Cuando vio la fotografía convertida en mito, Thompson dijo algo que aún hoy golpea:
“No recibí ni un céntimo por esa foto. Y todo el mundo la ha usado.”
No era amargura. Era cansancio.
Ese cansancio silencioso que también se ve en su mirada congelada para siempre en blanco y negro.

Aspectos técnicos y estéticos: cómo se construye un símbolo
Dorothea Lange trabajó con una Graflex 4x5.
La luz era natural, sin artificios. No había tiempo ni condiciones para otra cosa. Pero lo decisivo fue la composición, que reúne varios elementos casi matemáticos:
Triangulación emocional: los tres niños crean una estructura triangular que conduce la mirada hacia el rostro de la madre.
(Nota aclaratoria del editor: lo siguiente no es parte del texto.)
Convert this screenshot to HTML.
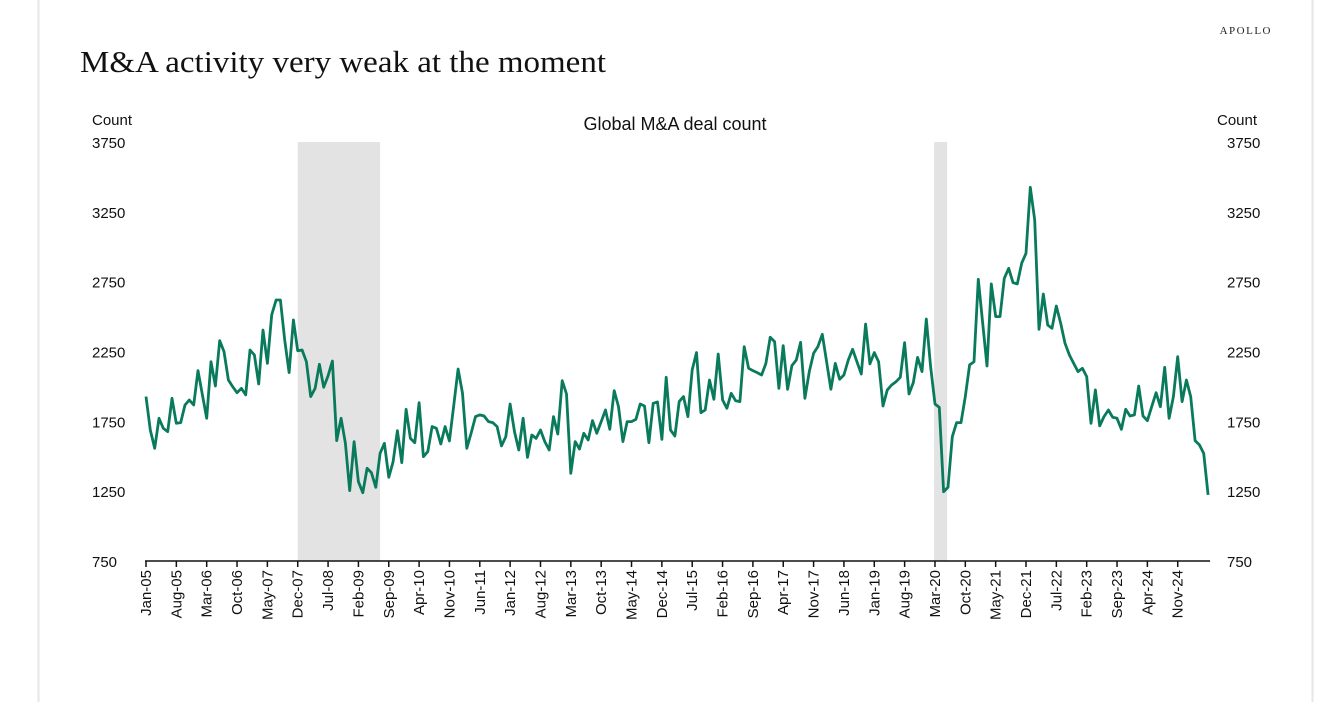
<!DOCTYPE html>
<html><head><meta charset="utf-8"><style>
html,body{margin:0;padding:0;background:#fff;}
svg{display:block;font-family:"Liberation Sans",sans-serif;}
</style></head><body>
<svg id="chart" width="1328" height="702" viewBox="0 0 1328 702" xmlns="http://www.w3.org/2000/svg">
<rect x="0" y="0" width="1328" height="702" fill="#fff"/>
<line x1="38.5" y1="0" x2="38.5" y2="702" stroke="#e6e6e6" stroke-width="2"/>
<line x1="1312.5" y1="0" x2="1312.5" y2="702" stroke="#e6e6e6" stroke-width="2"/>
<text x="1272" y="34" text-anchor="end" font-family="Liberation Serif,serif" font-size="11" letter-spacing="1.5" fill="#222">APOLLO</text>
<text x="80" y="72" font-family="Liberation Serif,serif" font-size="31" fill="#111" textLength="526" lengthAdjust="spacingAndGlyphs">M&amp;A activity very weak at the moment</text>
<text x="675" y="130" text-anchor="middle" font-size="18" fill="#111">Global M&amp;A deal count</text>
<text x="92" y="125" font-size="15" fill="#111">Count</text>
<text x="1217" y="125" font-size="15" fill="#111">Count</text>
<g id="shades"></g><g id="yl"></g><g id="xl"></g><g id="ln"></g>
</svg>
<script>
const yTicks=[750,1250,1750,2250,2750,3250,3750];
const recessions=[[35,54],[181.8,184.8]];
const monthNames=["Jan","Feb","Mar","Apr","May","Jun","Jul","Aug","Sep","Oct","Nov","Dec"];
const dealCount=[1927,1688,1557,1772,1700,1676,1915,1736,1741,1867,1903,1867,2113,1939,1772,2177,2003,2328,2249,2046,1998,1955,1986,1939,2261,2225,2017,2404,2165,2512,2619,2619,2333,2099,2476,2256,2261,2177,1927,1986,2158,1994,2077,2182,1612,1772,1593,1254,1605,1318,1239,1414,1383,1278,1521,1593,1349,1461,1683,1454,1836,1628,1597,1884,
1497,1533,1712,1700,1588,1712,1609,1867,2125,1951,1557,1664,1784,1796,1788,1748,1741,1712,1574,1640,1874,1676,1545,1772,1492,1652,1628,1688,1605,1545,1784,1659,2041,1946,1378,1605,1552,1664,1616,1755,1664,1748,1831,1693,1970,1855,1605,1748,1748,1764,1874,1860,1597,1879,1889,1621,2065,1688,1645,1891,1927,1784,
2118,2242,1812,1831,2046,1908,2232,1903,1843,1951,1898,1891,2285,2130,2113,2099,2082,2165,2352,2321,1986,2292,1979,2149,2189,2316,1915,2106,2237,2285,2373,2177,1979,2165,2051,2082,2189,2266,2177,2089,2447,2161,2242,2177,1860,1975,2010,2034,2065,2313,1946,2027,2208,2106,2483,2142,1874,1850,1246,1278,1640,1741,
1741,1927,2154,2177,2767,2452,2146,2734,2500,2500,2774,2846,2743,2734,2882,2953,3426,3192,2409,2662,2440,2416,2576,2452,2309,2225,2165,2106,2130,2070,1736,1975,1717,1784,1831,1779,1772,1693,1836,1788,1796,2003,1788,1755,1855,1955,1855,2137,1772,1927,2213,1891,2046,1927,1612,1581,1521,1223];
const NS="http://www.w3.org/2000/svg";
const X0=146,DX=4.335,Y0=561,YS=419/3000;
function x(i){return X0+i*DX;}
function y(v){return Y0-(v-750)*YS;}
function mk(t,a,p){const e=document.createElementNS(NS,t);for(const k in a)e.setAttribute(k,a[k]);document.getElementById(p).appendChild(e);return e;}
recessions.forEach(r=>{
 const e=mk('rect',{x:x(r[0]),y:y(3750),width:x(r[1])-x(r[0]),height:y(750)-y(3750),fill:'#e3e3e3'},'shades');
 
 
});
yTicks.forEach(v=>{
 const a=mk('text',{x:92,y:y(v)+6,'font-size':15,fill:'#111'},'yl');a.textContent=v;
 
 
 const b=mk('text',{x:1227,y:y(v)+6,'font-size':15,fill:'#111'},'yl');b.textContent=v;
 
 
});
const ax=mk('line',{x1:x(0)-1,y1:Y0,x2:x(dealCount.length-1)+2,y2:Y0,stroke:'#111','stroke-width':1.5},'xl');


for(let i=0;i<dealCount.length-6;i+=7){
 const t=mk('line',{x1:x(i),y1:Y0,x2:x(i),y2:Y0+6,stroke:'#111','stroke-width':1.5},'xl');
 
 
 const yr=5+Math.floor(i/12);
 const lab=monthNames[i%12]+'-'+String(yr).padStart(2,'0');
 const tx=mk('text',{x:0,y:0,'font-size':15,fill:'#111','text-anchor':'end',transform:`translate(${x(i)+5},${Y0+9}) rotate(-90)`},'xl');
 tx.textContent=lab;
 
 
}
const pl=mk('polyline',{points:dealCount.map((v,i)=>x(i).toFixed(1)+','+y(v).toFixed(1)).join(' '),fill:'none',stroke:'#0a7a5c','stroke-width':2.8,'stroke-linejoin':'round'},'ln');


</script>
</body></html>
Ausencia de horizonte: el fondo es borroso, casi inexistente. Todo se concentra en lo humano.
Manos como lenguaje: la mano izquierda sostiene la barbilla con un gesto que mezcla pensamiento y agotamiento, un gesto que se ha interpretado mil veces como una pregunta muda.
Dirección del gesto: los niños mirando hacia adentro reforzan la idea de protección y encierro.
Profundidad mínima: la escena parece comprimida, como si no hubiera escapatoria.
Este equilibrio entre geometría y vulnerabilidad hace que la fotografía no envejezca.
Podría haber sido tomada ayer.
La vida después del mito
Lange murió creyendo haber capturado la esencia de un país en crisis. Y lo hizo.
Pero también dejó atrás una estela de preguntas sobre ética documental, consentimiento, pobreza y representación.
Florence Owens Thompson, por su parte, continuó trabajando en campos, fábricas y cocinas. Vivió toda su vida lejos de cámaras y reportajes. Sus hijos contaron que no le gustaba hablar de la fotografía, que prefería recordar su propia historia, no la que otros inventaron para ella.
En cierto modo, ambas mujeres —fotógrafa y modelo— quedaron unidas por un malentendido. Pero también por una verdad más profunda: que ninguna de las dos sabía que aquel encuentro fugaz iba a sobrevivirlas.
Y quizás eso explique la fuerza con que la imagen nos mira todavía.

Una última pregunta para quien mira
Quizá la verdadera pregunta no sea quién era la mujer de la foto, ni por qué se convirtió en símbolo, sino algo mucho más íntimo:
¿Qué historias seguimos mirando sin ver realmente, confiando en una sola imagen cuando la realidad siempre tiene más capas?